## Exercise requirements
Repeat the material below exactly, with no pictures.
==== Data lines ====
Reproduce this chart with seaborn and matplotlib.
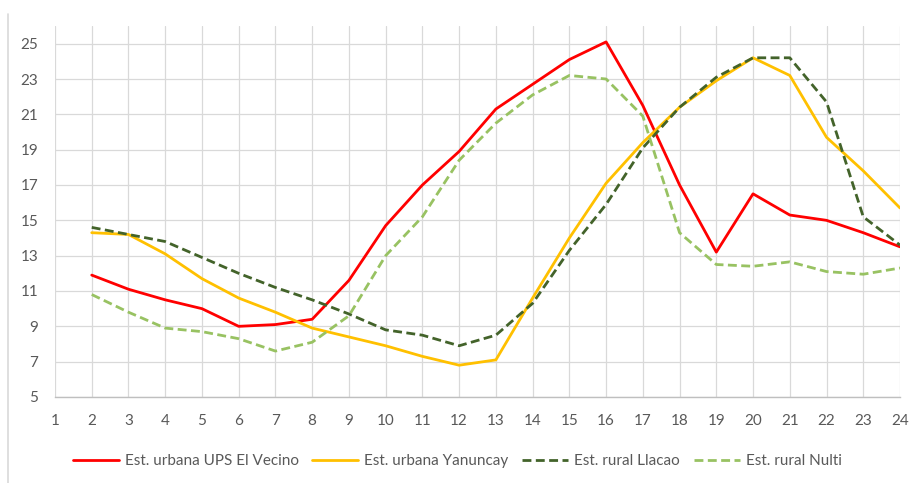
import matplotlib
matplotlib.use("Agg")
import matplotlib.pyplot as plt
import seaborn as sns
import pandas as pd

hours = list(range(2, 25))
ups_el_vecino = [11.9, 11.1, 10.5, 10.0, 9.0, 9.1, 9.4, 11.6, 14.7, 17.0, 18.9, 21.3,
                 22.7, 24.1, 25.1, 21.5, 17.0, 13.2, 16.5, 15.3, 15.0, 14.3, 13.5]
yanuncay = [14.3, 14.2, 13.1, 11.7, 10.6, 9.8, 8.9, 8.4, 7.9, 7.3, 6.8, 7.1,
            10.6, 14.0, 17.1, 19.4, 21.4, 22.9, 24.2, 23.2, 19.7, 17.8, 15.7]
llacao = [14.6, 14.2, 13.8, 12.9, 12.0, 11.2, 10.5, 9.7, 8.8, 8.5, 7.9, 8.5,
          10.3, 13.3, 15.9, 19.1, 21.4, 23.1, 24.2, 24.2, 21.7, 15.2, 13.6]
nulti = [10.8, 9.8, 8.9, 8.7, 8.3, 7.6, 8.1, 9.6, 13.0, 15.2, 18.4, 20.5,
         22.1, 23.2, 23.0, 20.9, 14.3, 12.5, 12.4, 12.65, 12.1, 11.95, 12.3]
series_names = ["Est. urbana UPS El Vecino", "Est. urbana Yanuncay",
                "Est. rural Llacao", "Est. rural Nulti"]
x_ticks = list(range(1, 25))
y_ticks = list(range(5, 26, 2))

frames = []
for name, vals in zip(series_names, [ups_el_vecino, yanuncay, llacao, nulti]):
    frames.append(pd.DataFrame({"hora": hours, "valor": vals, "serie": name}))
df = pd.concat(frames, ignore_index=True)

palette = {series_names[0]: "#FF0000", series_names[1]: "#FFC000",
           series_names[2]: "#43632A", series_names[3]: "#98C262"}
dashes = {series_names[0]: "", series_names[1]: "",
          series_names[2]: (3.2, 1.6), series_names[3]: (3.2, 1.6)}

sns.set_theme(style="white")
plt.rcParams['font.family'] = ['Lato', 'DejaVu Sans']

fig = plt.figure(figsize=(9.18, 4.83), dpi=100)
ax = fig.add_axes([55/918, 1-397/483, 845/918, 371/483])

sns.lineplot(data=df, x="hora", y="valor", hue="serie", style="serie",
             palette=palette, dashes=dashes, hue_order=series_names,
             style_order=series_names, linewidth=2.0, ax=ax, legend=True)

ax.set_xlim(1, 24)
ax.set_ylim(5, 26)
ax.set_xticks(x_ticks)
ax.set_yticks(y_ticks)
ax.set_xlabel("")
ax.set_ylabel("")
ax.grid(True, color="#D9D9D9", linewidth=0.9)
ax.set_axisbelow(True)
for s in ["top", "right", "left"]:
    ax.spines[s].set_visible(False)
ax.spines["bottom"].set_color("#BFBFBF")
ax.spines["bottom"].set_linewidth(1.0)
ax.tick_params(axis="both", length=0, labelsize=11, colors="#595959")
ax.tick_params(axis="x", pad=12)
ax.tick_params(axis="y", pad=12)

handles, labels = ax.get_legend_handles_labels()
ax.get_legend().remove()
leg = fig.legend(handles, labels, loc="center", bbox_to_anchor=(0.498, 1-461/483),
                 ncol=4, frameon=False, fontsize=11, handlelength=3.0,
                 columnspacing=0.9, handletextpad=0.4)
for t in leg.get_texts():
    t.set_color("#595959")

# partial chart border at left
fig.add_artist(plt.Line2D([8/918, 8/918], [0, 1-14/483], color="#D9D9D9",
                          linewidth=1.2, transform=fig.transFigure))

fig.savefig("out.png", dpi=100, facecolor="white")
====
## Solution to this problem
Reproduce this chart with seaborn and matplotlib.
import matplotlib
matplotlib.use("Agg")
import matplotlib.pyplot as plt
import seaborn as sns
import pandas as pd

hours = list(range(2, 25))
ups_el_vecino = [11.9, 11.1, 10.5, 10.0, 9.0, 9.1, 9.4, 11.6, 14.7, 17.0, 18.9, 21.3,
                 22.7, 24.1, 25.1, 21.5, 17.0, 13.2, 16.5, 15.3, 15.0, 14.3, 13.5]
yanuncay = [14.3, 14.2, 13.1, 11.7, 10.6, 9.8, 8.9, 8.4, 7.9, 7.3, 6.8, 7.1,
            10.6, 14.0, 17.1, 19.4, 21.4, 22.9, 24.2, 23.2, 19.7, 17.8, 15.7]
llacao = [14.6, 14.2, 13.8, 12.9, 12.0, 11.2, 10.5, 9.7, 8.8, 8.5, 7.9, 8.5,
          10.3, 13.3, 15.9, 19.1, 21.4, 23.1, 24.2, 24.2, 21.7, 15.2, 13.6]
nulti = [10.8, 9.8, 8.9, 8.7, 8.3, 7.6, 8.1, 9.6, 13.0, 15.2, 18.4, 20.5,
         22.1, 23.2, 23.0, 20.9, 14.3, 12.5, 12.4, 12.65, 12.1, 11.95, 12.3]
series_names = ["Est. urbana UPS El Vecino", "Est. urbana Yanuncay",
                "Est. rural Llacao", "Est. rural Nulti"]
x_ticks = list(range(1, 25))
y_ticks = list(range(5, 26, 2))

frames = []
for name, vals in zip(series_names, [ups_el_vecino, yanuncay, llacao, nulti]):
    frames.append(pd.DataFrame({"hora": hours, "valor": vals, "serie": name}))
df = pd.concat(frames, ignore_index=True)

palette = {series_names[0]: "#FF0000", series_names[1]: "#FFC000",
           series_names[2]: "#43632A", series_names[3]: "#98C262"}
dashes = {series_names[0]: "", series_names[1]: "",
          series_names[2]: (3.2, 1.6), series_names[3]: (3.2, 1.6)}

sns.set_theme(style="white")
plt.rcParams['font.family'] = ['Lato', 'DejaVu Sans']

fig = plt.figure(figsize=(9.18, 4.83), dpi=100)
ax = fig.add_axes([55/918, 1-397/483, 845/918, 371/483])

sns.lineplot(data=df, x="hora", y="valor", hue="serie", style="serie",
             palette=palette, dashes=dashes, hue_order=series_names,
             style_order=series_names, linewidth=2.0, ax=ax, legend=True)

ax.set_xlim(1, 24)
ax.set_ylim(5, 26)
ax.set_xticks(x_ticks)
ax.set_yticks(y_ticks)
ax.set_xlabel("")
ax.set_ylabel("")
ax.grid(True, color="#D9D9D9", linewidth=0.9)
ax.set_axisbelow(True)
for s in ["top", "right", "left"]:
    ax.spines[s].set_visible(False)
ax.spines["bottom"].set_color("#BFBFBF")
ax.spines["bottom"].set_linewidth(1.0)
ax.tick_params(axis="both", length=0, labelsize=11, colors="#595959")
ax.tick_params(axis="x", pad=12)
ax.tick_params(axis="y", pad=12)

handles, labels = ax.get_legend_handles_labels()
ax.get_legend().remove()
leg = fig.legend(handles, labels, loc="center", bbox_to_anchor=(0.498, 1-461/483),
                 ncol=4, frameon=False, fontsize=11, handlelength=3.0,
                 columnspacing=0.9, handletextpad=0.4)
for t in leg.get_texts():
    t.set_color("#595959")

# partial chart border at left
fig.add_artist(plt.Line2D([8/918, 8/918], [0, 1-14/483], color="#D9D9D9",
                          linewidth=1.2, transform=fig.transFigure))

fig.savefig("out.png", dpi=100, facecolor="white")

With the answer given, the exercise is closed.